Fantasia: Music by Ludwig van Beethoven, Paul Dukas, Modest Mussorgsky, Igor Stravinsky, et al. opened up in my brain an affinity for classical music and the ways in which music can be adapted to storytelling. Since then, film scores, popular songs strategically placed in a film, and certain movie musicals linger in my memory and probably will for as long as I live.
 

 

Mary Poppins: Yes, at age 7, I fell in love with Julie Andrews. She is, I believe, “practically perfect in every way.” But it wasn't just Ms. Andrews' wise and wonderful nanny that made this movie so beloved, her exquisite singing, or Dick Van Dyke's vibrant performance as Burt the sidewalk artist and chimney sweep.
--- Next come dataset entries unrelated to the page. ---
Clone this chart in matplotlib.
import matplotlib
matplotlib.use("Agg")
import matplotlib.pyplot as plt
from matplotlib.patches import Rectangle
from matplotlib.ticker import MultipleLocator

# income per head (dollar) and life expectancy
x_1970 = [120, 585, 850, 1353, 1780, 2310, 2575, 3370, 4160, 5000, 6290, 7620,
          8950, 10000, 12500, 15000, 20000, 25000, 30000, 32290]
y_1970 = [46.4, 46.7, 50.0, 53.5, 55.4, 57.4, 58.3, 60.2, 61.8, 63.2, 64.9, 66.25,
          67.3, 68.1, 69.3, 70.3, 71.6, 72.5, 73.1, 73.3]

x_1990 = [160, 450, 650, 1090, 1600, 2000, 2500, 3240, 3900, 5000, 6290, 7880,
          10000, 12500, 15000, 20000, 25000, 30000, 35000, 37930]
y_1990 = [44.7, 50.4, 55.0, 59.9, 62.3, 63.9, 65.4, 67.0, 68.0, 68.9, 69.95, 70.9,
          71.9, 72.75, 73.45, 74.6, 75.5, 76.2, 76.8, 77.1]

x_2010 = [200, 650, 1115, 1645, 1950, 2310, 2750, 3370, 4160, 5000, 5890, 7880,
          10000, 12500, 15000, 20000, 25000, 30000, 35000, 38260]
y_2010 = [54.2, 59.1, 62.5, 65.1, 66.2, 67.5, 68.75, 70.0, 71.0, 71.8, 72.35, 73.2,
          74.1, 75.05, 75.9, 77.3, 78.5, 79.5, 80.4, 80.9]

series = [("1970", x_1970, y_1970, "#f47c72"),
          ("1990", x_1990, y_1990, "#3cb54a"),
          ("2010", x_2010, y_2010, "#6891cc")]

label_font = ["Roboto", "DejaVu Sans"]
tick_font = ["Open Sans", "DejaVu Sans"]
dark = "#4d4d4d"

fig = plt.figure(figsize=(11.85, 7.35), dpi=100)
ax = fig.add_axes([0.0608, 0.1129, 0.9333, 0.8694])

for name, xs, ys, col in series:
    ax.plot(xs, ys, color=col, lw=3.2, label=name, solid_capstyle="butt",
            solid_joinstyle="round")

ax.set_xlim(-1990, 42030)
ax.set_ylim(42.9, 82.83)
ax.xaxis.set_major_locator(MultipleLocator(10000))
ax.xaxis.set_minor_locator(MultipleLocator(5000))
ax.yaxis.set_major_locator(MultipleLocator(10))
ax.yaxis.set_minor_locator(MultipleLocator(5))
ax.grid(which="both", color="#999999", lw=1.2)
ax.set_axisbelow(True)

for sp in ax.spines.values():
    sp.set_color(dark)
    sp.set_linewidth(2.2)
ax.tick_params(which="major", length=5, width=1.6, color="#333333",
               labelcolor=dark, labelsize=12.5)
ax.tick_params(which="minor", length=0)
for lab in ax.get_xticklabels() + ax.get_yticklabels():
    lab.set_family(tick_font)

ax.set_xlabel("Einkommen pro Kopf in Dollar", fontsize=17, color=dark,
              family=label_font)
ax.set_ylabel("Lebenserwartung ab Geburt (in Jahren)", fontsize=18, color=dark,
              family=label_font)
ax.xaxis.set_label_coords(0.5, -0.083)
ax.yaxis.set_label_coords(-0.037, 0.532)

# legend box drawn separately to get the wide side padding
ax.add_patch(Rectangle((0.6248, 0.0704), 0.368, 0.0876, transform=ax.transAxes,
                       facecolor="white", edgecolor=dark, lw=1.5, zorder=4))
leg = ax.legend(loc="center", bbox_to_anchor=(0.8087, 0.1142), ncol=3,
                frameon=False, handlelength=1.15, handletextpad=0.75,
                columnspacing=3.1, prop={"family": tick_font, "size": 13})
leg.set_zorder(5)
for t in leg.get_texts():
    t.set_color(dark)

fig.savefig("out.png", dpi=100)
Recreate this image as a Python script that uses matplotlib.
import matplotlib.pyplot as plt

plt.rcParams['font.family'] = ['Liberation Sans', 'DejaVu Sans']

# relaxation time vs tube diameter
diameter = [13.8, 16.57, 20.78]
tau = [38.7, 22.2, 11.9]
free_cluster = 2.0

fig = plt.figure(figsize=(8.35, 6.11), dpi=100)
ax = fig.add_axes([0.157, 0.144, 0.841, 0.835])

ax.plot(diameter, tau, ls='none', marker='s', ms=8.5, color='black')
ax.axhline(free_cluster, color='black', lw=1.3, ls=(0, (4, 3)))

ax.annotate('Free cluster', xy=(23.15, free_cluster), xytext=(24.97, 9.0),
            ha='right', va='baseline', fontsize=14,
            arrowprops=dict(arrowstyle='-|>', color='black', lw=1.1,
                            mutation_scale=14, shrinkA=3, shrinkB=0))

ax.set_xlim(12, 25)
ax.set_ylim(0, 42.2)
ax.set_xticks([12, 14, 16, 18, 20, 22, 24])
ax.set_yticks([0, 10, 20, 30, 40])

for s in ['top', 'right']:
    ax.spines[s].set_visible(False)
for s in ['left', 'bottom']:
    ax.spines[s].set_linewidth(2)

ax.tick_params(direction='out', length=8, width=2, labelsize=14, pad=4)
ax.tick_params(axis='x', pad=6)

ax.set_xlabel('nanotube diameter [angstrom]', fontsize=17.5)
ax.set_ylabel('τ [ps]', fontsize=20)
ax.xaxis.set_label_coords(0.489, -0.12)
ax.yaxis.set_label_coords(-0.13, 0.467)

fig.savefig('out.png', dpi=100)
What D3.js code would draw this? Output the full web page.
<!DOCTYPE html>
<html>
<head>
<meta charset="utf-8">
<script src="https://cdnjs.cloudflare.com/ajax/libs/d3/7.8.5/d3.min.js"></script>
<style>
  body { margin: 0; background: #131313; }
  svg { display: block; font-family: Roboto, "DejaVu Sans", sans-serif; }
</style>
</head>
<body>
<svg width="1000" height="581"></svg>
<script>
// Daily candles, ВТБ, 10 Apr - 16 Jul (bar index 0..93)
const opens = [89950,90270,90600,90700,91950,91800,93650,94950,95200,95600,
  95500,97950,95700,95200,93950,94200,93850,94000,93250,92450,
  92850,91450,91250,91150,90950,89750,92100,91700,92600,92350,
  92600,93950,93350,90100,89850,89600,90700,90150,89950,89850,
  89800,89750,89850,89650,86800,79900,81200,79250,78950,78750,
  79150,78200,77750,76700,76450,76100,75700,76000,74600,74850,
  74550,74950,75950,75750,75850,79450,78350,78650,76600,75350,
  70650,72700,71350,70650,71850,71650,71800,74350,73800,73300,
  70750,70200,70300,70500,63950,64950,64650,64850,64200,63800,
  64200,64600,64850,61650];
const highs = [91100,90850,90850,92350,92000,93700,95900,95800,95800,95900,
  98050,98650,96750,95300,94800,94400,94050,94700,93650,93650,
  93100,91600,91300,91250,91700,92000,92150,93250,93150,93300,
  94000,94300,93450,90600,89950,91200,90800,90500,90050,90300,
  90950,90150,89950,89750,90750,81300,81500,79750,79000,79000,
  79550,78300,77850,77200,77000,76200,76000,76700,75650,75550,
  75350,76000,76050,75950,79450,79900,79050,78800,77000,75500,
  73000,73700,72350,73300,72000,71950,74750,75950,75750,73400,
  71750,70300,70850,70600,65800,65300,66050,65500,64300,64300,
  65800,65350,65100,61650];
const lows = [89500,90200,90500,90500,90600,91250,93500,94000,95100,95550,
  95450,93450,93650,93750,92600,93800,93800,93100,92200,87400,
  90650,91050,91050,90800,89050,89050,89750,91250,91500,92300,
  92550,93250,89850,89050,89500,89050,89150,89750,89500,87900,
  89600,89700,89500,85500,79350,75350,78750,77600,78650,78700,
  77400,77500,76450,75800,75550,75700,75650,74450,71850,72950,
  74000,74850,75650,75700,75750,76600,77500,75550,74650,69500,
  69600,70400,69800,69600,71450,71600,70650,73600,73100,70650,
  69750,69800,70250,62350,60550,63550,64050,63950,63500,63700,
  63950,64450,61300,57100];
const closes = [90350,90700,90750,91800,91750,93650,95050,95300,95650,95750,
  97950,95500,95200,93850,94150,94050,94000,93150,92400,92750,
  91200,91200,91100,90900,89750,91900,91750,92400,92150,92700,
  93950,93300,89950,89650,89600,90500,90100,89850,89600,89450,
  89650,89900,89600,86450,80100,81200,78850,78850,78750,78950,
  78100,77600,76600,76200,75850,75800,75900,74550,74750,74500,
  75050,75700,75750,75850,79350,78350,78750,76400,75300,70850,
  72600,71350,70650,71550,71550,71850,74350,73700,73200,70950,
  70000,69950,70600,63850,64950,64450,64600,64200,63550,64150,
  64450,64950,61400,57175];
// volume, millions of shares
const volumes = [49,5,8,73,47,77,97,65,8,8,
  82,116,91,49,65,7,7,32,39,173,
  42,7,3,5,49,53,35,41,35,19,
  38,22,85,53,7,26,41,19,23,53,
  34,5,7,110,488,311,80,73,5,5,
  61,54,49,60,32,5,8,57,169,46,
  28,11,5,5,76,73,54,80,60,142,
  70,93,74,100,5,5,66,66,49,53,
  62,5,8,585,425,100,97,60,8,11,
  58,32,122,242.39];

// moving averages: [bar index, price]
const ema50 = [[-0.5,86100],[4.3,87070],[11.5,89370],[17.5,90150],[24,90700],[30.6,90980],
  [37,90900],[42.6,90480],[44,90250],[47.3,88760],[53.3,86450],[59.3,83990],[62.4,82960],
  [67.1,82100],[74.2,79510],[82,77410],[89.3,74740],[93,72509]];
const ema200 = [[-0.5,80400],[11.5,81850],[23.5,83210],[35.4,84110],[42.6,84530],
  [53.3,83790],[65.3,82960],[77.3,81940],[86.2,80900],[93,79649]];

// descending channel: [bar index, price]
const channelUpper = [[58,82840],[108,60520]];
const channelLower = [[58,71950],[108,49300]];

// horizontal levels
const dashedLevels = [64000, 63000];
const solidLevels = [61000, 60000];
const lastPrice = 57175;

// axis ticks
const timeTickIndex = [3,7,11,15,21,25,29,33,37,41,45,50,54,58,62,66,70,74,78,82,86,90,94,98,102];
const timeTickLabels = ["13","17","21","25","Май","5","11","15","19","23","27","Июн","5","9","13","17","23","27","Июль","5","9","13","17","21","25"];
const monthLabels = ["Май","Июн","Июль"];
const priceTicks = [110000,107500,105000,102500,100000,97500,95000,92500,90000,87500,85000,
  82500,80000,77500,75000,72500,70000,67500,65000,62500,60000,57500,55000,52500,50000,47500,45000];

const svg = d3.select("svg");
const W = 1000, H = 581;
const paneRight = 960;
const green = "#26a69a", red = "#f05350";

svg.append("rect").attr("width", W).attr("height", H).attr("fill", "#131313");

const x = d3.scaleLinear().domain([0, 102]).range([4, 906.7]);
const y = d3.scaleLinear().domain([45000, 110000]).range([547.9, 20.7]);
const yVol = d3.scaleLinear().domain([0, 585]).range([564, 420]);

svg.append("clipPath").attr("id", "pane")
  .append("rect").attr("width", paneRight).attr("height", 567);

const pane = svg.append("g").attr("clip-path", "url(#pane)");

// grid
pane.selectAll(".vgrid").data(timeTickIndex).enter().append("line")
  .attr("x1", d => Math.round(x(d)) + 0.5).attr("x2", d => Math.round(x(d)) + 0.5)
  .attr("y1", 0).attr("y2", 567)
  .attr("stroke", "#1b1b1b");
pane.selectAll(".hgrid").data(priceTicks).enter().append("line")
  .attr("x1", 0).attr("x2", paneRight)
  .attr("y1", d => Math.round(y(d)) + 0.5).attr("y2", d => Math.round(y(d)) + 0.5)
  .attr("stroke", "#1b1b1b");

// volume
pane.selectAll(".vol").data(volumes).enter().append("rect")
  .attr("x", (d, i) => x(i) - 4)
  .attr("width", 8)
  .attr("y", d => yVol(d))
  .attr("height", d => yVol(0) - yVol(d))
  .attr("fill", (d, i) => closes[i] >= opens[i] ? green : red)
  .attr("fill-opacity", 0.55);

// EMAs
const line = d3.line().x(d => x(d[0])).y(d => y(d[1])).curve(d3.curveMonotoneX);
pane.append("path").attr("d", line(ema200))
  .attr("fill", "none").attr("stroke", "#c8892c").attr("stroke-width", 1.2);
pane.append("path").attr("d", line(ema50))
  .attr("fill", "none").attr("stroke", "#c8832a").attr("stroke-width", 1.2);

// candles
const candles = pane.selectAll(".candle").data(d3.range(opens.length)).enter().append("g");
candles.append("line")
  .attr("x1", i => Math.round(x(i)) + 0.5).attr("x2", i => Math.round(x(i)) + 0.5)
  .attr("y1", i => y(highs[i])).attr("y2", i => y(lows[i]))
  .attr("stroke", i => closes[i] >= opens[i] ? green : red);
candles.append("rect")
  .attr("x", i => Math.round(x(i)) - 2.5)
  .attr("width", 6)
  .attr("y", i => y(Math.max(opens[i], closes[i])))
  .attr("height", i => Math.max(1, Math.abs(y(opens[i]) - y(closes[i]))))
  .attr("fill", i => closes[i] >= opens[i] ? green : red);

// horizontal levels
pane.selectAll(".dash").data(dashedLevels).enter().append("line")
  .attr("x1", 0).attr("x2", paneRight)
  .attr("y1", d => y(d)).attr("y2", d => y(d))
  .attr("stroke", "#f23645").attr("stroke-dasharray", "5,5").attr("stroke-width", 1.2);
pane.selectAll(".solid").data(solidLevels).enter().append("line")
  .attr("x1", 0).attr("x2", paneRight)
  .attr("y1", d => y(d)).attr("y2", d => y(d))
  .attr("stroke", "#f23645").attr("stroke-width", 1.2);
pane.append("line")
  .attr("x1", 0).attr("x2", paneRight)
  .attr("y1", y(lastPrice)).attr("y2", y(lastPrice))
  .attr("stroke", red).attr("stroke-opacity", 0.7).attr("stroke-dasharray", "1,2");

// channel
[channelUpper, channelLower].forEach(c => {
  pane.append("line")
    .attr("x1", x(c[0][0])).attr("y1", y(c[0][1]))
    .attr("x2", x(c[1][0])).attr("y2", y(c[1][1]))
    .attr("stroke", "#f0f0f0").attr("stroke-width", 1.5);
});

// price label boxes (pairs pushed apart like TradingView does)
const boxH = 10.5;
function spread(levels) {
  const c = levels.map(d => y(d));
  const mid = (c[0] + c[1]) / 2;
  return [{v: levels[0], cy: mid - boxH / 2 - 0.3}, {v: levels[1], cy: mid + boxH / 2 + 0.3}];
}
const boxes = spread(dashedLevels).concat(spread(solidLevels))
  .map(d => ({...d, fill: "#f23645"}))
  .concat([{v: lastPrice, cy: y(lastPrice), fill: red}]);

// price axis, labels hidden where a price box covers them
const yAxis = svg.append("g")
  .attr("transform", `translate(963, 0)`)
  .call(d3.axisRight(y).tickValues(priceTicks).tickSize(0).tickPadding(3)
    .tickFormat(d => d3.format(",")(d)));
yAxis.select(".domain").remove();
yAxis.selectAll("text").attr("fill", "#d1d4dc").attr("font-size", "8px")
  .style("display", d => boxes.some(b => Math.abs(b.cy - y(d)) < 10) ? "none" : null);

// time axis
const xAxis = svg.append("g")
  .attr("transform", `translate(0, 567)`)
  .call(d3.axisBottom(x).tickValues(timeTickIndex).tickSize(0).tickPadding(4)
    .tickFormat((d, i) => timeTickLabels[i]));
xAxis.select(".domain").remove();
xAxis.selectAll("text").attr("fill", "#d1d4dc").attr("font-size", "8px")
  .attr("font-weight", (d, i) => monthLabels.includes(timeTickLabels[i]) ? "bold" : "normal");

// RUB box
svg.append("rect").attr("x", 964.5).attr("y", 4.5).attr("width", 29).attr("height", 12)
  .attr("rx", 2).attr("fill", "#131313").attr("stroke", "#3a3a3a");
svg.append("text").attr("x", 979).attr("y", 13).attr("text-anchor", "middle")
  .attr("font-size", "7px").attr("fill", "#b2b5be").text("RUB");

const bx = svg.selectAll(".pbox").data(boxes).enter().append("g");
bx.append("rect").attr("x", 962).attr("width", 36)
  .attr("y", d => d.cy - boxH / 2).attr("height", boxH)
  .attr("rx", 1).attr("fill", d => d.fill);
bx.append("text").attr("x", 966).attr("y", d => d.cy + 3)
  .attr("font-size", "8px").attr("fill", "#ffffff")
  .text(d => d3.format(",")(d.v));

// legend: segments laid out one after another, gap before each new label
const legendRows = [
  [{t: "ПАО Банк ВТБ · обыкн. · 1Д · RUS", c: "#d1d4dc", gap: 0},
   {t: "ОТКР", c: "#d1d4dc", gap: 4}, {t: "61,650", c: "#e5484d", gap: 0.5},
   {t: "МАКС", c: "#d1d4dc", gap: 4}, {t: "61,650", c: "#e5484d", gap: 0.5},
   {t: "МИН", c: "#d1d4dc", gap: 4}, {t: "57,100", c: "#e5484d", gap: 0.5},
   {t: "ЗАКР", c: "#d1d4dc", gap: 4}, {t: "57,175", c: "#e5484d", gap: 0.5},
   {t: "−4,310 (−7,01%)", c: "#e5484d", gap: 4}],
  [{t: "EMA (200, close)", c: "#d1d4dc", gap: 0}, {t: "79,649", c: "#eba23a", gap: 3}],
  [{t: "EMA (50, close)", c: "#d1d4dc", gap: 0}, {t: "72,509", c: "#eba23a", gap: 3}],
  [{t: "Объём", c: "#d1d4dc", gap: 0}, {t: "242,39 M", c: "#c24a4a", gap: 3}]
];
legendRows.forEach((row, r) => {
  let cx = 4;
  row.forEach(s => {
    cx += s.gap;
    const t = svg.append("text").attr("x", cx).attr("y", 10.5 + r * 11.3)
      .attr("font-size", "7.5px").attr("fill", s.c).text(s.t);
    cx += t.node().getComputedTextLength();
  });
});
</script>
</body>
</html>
It's the songs by Robert and Richard Sherman that give the movie its soul, from the wild Cockney frenzy of “Supercalifragilisticexpialidocious” to “Feed the Birds,” a song to warm the coldest heart.
 

 

Love and Death: Again with the classical music, this time by Sergei Prokofiev, mostly. Love and Death was my introduction to Woody Allen's work, staring himself and Diane Keaton. This is an earthy satire of novelist Tolstoy, filmmaker Eisenstein and all things Russian, set during Napoleon's invasion of the Motherland. And true to his vision, Allen chooses parts of Prokofiev's jaunty score for a lost film satire skewering capricious bureaucracy and aristocracy, Liuetentant Kije.

 

 

(500)Days of Summer: Now for something a little more contemporary (2009). This Mychael Danna and Rob Simmonsen score haunts me, from the opening shot of Summer (Zooey Deschanel) and Tom (Joseph Gordon-Levitt) holding hands on a park bench to the moment we learn what got them there. And the songs, from sad British pop (The Smiths) to the exquisitely pointed use of songs by such groups as Doves and The Temper Trap, flow seamlessly into and out of the score and the movie's fractured narrative.